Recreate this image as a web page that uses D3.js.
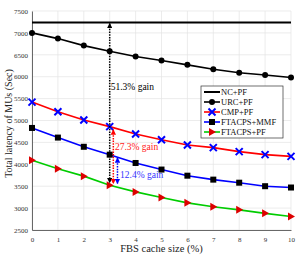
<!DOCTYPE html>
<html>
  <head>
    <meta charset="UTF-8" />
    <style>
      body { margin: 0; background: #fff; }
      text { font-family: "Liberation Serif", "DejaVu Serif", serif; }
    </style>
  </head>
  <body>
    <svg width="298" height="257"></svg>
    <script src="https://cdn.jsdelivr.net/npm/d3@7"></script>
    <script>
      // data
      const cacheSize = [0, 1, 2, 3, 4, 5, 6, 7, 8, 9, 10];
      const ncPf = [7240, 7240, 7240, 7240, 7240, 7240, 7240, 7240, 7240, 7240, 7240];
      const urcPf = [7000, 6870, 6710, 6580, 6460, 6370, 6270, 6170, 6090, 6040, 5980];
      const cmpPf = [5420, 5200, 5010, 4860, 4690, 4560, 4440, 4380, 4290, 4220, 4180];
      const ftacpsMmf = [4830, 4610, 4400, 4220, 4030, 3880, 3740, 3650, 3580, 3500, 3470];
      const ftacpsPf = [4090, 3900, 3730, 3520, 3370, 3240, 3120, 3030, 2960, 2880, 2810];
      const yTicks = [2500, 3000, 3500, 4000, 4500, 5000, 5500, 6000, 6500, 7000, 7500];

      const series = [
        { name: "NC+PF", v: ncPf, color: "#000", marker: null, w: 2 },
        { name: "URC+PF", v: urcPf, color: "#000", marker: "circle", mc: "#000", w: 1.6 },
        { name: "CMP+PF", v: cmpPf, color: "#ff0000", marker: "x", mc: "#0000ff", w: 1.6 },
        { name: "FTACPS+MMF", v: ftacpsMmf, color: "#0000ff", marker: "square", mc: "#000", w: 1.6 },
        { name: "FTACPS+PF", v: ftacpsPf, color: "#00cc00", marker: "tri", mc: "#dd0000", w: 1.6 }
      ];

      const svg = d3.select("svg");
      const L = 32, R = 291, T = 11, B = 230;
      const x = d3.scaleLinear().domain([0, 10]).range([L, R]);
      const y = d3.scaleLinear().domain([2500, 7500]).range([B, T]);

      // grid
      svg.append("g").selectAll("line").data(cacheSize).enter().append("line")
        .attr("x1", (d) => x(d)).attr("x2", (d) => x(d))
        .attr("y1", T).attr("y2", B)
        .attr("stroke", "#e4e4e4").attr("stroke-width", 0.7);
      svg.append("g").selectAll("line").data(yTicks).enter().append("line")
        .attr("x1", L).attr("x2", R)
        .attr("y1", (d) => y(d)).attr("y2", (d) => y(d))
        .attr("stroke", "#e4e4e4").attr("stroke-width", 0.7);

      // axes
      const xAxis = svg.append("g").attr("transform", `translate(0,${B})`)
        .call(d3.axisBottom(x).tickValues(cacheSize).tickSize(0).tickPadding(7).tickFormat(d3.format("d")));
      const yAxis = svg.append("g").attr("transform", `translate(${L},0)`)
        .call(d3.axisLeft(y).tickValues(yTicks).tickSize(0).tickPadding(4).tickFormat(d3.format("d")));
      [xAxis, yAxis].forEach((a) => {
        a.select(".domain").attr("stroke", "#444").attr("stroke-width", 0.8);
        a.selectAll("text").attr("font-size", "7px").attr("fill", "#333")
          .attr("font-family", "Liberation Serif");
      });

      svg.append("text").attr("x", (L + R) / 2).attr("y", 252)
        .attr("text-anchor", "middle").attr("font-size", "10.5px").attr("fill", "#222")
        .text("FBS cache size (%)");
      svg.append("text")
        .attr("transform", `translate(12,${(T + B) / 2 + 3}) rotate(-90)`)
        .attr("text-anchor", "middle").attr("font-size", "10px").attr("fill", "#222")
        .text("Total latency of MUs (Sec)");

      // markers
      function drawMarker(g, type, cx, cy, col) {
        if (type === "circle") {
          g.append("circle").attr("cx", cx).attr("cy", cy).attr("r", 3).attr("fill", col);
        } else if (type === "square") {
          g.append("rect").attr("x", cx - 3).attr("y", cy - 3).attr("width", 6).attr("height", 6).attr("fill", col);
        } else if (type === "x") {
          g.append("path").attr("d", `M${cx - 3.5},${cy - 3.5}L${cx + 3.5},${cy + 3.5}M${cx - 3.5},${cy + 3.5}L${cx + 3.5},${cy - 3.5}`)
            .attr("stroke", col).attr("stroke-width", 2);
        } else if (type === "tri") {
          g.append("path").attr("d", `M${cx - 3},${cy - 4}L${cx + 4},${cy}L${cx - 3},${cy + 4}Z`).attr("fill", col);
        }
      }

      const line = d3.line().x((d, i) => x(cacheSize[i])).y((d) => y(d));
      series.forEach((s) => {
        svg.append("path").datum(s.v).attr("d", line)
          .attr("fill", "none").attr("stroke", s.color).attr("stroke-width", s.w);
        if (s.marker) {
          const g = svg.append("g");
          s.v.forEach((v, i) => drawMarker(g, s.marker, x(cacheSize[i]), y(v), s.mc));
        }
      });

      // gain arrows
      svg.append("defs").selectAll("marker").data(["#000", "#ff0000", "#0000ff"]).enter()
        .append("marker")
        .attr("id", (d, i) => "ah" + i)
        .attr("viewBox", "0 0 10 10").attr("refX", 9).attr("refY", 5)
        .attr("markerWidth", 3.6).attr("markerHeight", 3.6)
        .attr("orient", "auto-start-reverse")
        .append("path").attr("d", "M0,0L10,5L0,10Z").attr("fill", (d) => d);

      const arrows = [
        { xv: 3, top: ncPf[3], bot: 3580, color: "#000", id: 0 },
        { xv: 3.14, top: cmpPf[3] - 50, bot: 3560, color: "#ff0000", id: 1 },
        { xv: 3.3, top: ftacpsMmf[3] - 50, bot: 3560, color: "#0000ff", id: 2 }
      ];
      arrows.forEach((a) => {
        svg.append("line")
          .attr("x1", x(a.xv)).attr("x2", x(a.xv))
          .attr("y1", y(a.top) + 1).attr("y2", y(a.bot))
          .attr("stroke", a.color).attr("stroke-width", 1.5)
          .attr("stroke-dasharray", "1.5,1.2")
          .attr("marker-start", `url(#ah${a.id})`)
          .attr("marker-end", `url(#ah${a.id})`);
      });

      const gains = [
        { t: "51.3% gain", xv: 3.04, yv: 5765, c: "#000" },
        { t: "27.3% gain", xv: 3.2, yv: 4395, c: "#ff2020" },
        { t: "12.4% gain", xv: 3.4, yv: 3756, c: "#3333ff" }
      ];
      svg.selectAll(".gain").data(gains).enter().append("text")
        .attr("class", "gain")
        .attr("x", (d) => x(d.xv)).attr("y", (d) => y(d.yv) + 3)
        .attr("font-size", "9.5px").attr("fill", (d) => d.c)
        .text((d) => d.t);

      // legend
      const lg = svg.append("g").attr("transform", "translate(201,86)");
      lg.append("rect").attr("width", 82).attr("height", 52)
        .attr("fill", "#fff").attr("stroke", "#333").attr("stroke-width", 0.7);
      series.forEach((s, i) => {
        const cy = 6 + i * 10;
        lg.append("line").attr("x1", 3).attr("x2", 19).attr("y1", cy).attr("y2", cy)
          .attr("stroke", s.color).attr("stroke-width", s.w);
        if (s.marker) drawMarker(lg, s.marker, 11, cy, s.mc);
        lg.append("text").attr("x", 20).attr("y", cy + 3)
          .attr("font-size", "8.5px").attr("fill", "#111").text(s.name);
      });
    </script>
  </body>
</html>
● ● ● ●
* **WRITTEN REQUEST**:
Copy out all the data exactly; skip the pictures.

* **TASK RESPONSE**:
Recreate this image as a web page that uses D3.js.
<!DOCTYPE html>
<html>
  <head>
    <meta charset="UTF-8" />
    <style>
      body { margin: 0; background: #fff; }
      text { font-family: "Liberation Serif", "DejaVu Serif", serif; }
    </style>
  </head>
  <body>
    <svg width="298" height="257"></svg>
    <script src="https://cdn.jsdelivr.net/npm/d3@7"></script>
    <script>
      // data
      const cacheSize = [0, 1, 2, 3, 4, 5, 6, 7, 8, 9, 10];
      const ncPf = [7240, 7240, 7240, 7240, 7240, 7240, 7240, 7240, 7240, 7240, 7240];
      const urcPf = [7000, 6870, 6710, 6580, 6460, 6370, 6270, 6170, 6090, 6040, 5980];
      const cmpPf = [5420, 5200, 5010, 4860, 4690, 4560, 4440, 4380, 4290, 4220, 4180];
      const ftacpsMmf = [4830, 4610, 4400, 4220, 4030, 3880, 3740, 3650, 3580, 3500, 3470];
      const ftacpsPf = [4090, 3900, 3730, 3520, 3370, 3240, 3120, 3030, 2960, 2880, 2810];
      const yTicks = [2500, 3000, 3500, 4000, 4500, 5000, 5500, 6000, 6500, 7000, 7500];

      const series = [
        { name: "NC+PF", v: ncPf, color: "#000", marker: null, w: 2 },
        { name: "URC+PF", v: urcPf, color: "#000", marker: "circle", mc: "#000", w: 1.6 },
        { name: "CMP+PF", v: cmpPf, color: "#ff0000", marker: "x", mc: "#0000ff", w: 1.6 },
        { name: "FTACPS+MMF", v: ftacpsMmf, color: "#0000ff", marker: "square", mc: "#000", w: 1.6 },
        { name: "FTACPS+PF", v: ftacpsPf, color: "#00cc00", marker: "tri", mc: "#dd0000", w: 1.6 }
      ];

      const svg = d3.select("svg");
      const L = 32, R = 291, T = 11, B = 230;
      const x = d3.scaleLinear().domain([0, 10]).range([L, R]);
      const y = d3.scaleLinear().domain([2500, 7500]).range([B, T]);

      // grid
      svg.append("g").selectAll("line").data(cacheSize).enter().append("line")
        .attr("x1", (d) => x(d)).attr("x2", (d) => x(d))
        .attr("y1", T).attr("y2", B)
        .attr("stroke", "#e4e4e4").attr("stroke-width", 0.7);
      svg.append("g").selectAll("line").data(yTicks).enter().append("line")
        .attr("x1", L).attr("x2", R)
        .attr("y1", (d) => y(d)).attr("y2", (d) => y(d))
        .attr("stroke", "#e4e4e4").attr("stroke-width", 0.7);

      // axes
      const xAxis = svg.append("g").attr("transform", `translate(0,${B})`)
        .call(d3.axisBottom(x).tickValues(cacheSize).tickSize(0).tickPadding(7).tickFormat(d3.format("d")));
      const yAxis = svg.append("g").attr("transform", `translate(${L},0)`)
        .call(d3.axisLeft(y).tickValues(yTicks).tickSize(0).tickPadding(4).tickFormat(d3.format("d")));
      [xAxis, yAxis].forEach((a) => {
        a.select(".domain").attr("stroke", "#444").attr("stroke-width", 0.8);
        a.selectAll("text").attr("font-size", "7px").attr("fill", "#333")
          .attr("font-family", "Liberation Serif");
      });

      svg.append("text").attr("x", (L + R) / 2).attr("y", 252)
        .attr("text-anchor", "middle").attr("font-size", "10.5px").attr("fill", "#222")
        .text("FBS cache size (%)");
      svg.append("text")
        .attr("transform", `translate(12,${(T + B) / 2 + 3}) rotate(-90)`)
        .attr("text-anchor", "middle").attr("font-size", "10px").attr("fill", "#222")
        .text("Total latency of MUs (Sec)");

      // markers
      function drawMarker(g, type, cx, cy, col) {
        if (type === "circle") {
          g.append("circle").attr("cx", cx).attr("cy", cy).attr("r", 3).attr("fill", col);
        } else if (type === "square") {
          g.append("rect").attr("x", cx - 3).attr("y", cy - 3).attr("width", 6).attr("height", 6).attr("fill", col);
        } else if (type === "x") {
          g.append("path").attr("d", `M${cx - 3.5},${cy - 3.5}L${cx + 3.5},${cy + 3.5}M${cx - 3.5},${cy + 3.5}L${cx + 3.5},${cy - 3.5}`)
            .attr("stroke", col).attr("stroke-width", 2);
        } else if (type === "tri") {
          g.append("path").attr("d", `M${cx - 3},${cy - 4}L${cx + 4},${cy}L${cx - 3},${cy + 4}Z`).attr("fill", col);
        }
      }

      const line = d3.line().x((d, i) => x(cacheSize[i])).y((d) => y(d));
      series.forEach((s) => {
        svg.append("path").datum(s.v).attr("d", line)
          .attr("fill", "none").attr("stroke", s.color).attr("stroke-width", s.w);
        if (s.marker) {
          const g = svg.append("g");
          s.v.forEach((v, i) => drawMarker(g, s.marker, x(cacheSize[i]), y(v), s.mc));
        }
      });

      // gain arrows
      svg.append("defs").selectAll("marker").data(["#000", "#ff0000", "#0000ff"]).enter()
        .append("marker")
        .attr("id", (d, i) => "ah" + i)
        .attr("viewBox", "0 0 10 10").attr("refX", 9).attr("refY", 5)
        .attr("markerWidth", 3.6).attr("markerHeight", 3.6)
        .attr("orient", "auto-start-reverse")
        .append("path").attr("d", "M0,0L10,5L0,10Z").attr("fill", (d) => d);

      const arrows = [
        { xv: 3, top: ncPf[3], bot: 3580, color: "#000", id: 0 },
        { xv: 3.14, top: cmpPf[3] - 50, bot: 3560, color: "#ff0000", id: 1 },
        { xv: 3.3, top: ftacpsMmf[3] - 50, bot: 3560, color: "#0000ff", id: 2 }
      ];
      arrows.forEach((a) => {
        svg.append("line")
          .attr("x1", x(a.xv)).attr("x2", x(a.xv))
          .attr("y1", y(a.top) + 1).attr("y2", y(a.bot))
          .attr("stroke", a.color).attr("stroke-width", 1.5)
          .attr("stroke-dasharray", "1.5,1.2")
          .attr("marker-start", `url(#ah${a.id})`)
          .attr("marker-end", `url(#ah${a.id})`);
      });

      const gains = [
        { t: "51.3% gain", xv: 3.04, yv: 5765, c: "#000" },
        { t: "27.3% gain", xv: 3.2, yv: 4395, c: "#ff2020" },
        { t: "12.4% gain", xv: 3.4, yv: 3756, c: "#3333ff" }
      ];
      svg.selectAll(".gain").data(gains).enter().append("text")
        .attr("class", "gain")
        .attr("x", (d) => x(d.xv)).attr("y", (d) => y(d.yv) + 3)
        .attr("font-size", "9.5px").attr("fill", (d) => d.c)
        .text((d) => d.t);

      // legend
      const lg = svg.append("g").attr("transform", "translate(201,86)");
      lg.append("rect").attr("width", 82).attr("height", 52)
        .attr("fill", "#fff").attr("stroke", "#333").attr("stroke-width", 0.7);
      series.forEach((s, i) => {
        const cy = 6 + i * 10;
        lg.append("line").attr("x1", 3).attr("x2", 19).attr("y1", cy).attr("y2", cy)
          .attr("stroke", s.color).attr("stroke-width", s.w);
        if (s.marker) drawMarker(lg, s.marker, 11, cy, s.mc);
        lg.append("text").attr("x", 20).attr("y", cy + 3)
          .attr("font-size", "8.5px").attr("fill", "#111").text(s.name);
      });
    </script>
  </body>
</html>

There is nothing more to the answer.